_Dataset section_:
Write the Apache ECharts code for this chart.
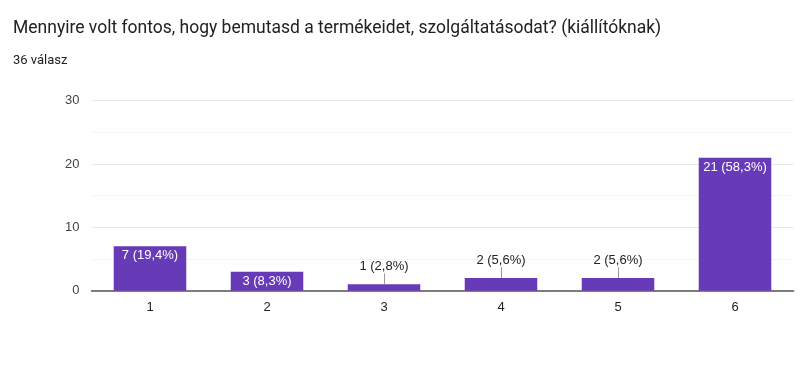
<!DOCTYPE html>
<html><head><meta charset="utf-8">
<script src="https://cdn.jsdelivr.net/npm/echarts@6/dist/echarts.min.js"></script>
<style>html,body{margin:0;padding:0;background:#fff}#c{width:800px;height:365px}</style>
</head><body><div id="c"></div>
<script>
const title = 'Mennyire volt fontos, hogy bemutasd a termékeidet, szolgáltatásodat? (kiállítóknak)';
const subtitle = '36 válasz';
const categories = ['1', '2', '3', '4', '5', '6'];
const values = [7, 3, 1, 2, 2, 21];
const percents = ['19,4%', '8,3%', '2,8%', '5,6%', '5,6%', '58,3%'];
const insideLabel = [true, true, false, false, false, true];
const yTicks = [0, 10, 20, 30];

const font = 'Arial, "Liberation Sans", sans-serif';
const chart = echarts.init(document.getElementById('c'));
const data = values.map((v, i) => {
  const inside = insideLabel[i];
  return {
    value: v,
    label: inside ? {
      show: true, position: 'insideTop', distance: 3, color: '#fff',
      fontSize: 13, fontFamily: font
    } : {
      show: true, position: 'top', distance: 11, color: '#222',
      fontSize: 13, fontFamily: font
    }
  };
});
const lineData = values.map((v, i) => insideLabel[i] ? null : [i, v]).filter(d => d);
chart.setOption({
  animation: false,
  title: [{
    text: title, left: 8, top: 15,
    textStyle: { fontFamily: 'Roboto, sans-serif', fontWeight: 'normal', fontSize: 17.5, color: '#202124' }
  }, {
    text: subtitle, left: 8, top: 49,
    textStyle: { fontFamily: 'Roboto, sans-serif', fontWeight: 'normal', fontSize: 13, color: '#202124' }
  }],
  grid: { left: 91.5, right: 6.5, top: 100.7, bottom: 74.3, containLabel: false },
  xAxis: {
    type: 'category', data: categories,
    axisLine: { lineStyle: { color: '#555', width: 1.5 } },
    axisTick: { show: false },
    axisLabel: { color: '#222', fontSize: 13, fontFamily: font, margin: 10 }
  },
  yAxis: {
    type: 'value', min: yTicks[0], max: yTicks[yTicks.length - 1], interval: 10,
    axisLine: { show: false }, axisTick: { show: false },
    axisLabel: { color: '#444', fontSize: 13, fontFamily: font, margin: 12 },
    splitLine: { lineStyle: { color: '#e8e8e8', width: 1 } },
    minorTick: { show: false, splitNumber: 2 },
    minorSplitLine: { show: true, lineStyle: { color: '#f4f4f4', width: 1 } }
  },
  series: [{
    type: 'bar', data: data, barWidth: '62%',
    itemStyle: { color: '#673ab7' },
    label: {
      formatter: p => p.value + ' (' + percents[p.dataIndex] + ')'
    }
  }, {
    type: 'custom', data: lineData, silent: true, z: 3,
    renderItem: (params, api) => {
      const p = api.coord([api.value(0), api.value(1)]);
      return {
        type: 'line',
        shape: { x1: Math.round(p[0]) + 0.5, y1: p[1], x2: Math.round(p[0]) + 0.5, y2: p[1] - 11 },
        style: { stroke: '#999', lineWidth: 1 }
      };
    }
  }]
});
</script></body></html>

_Your objective_:
Return nothing but the lines running from the start of the data to the line with "const yTicks = [0, 10, 20, 30];", please, both ends included and no pictures.

_Task solution_:
Write the Apache ECharts code for this chart.
<!DOCTYPE html>
<html><head><meta charset="utf-8">
<script src="https://cdn.jsdelivr.net/npm/echarts@6/dist/echarts.min.js"></script>
<style>html,body{margin:0;padding:0;background:#fff}#c{width:800px;height:365px}</style>
</head><body><div id="c"></div>
<script>
const title = 'Mennyire volt fontos, hogy bemutasd a termékeidet, szolgáltatásodat? (kiállítóknak)';
const subtitle = '36 válasz';
const categories = ['1', '2', '3', '4', '5', '6'];
const values = [7, 3, 1, 2, 2, 21];
const percents = ['19,4%', '8,3%', '2,8%', '5,6%', '5,6%', '58,3%'];
const insideLabel = [true, true, false, false, false, true];
const yTicks = [0, 10, 20, 30];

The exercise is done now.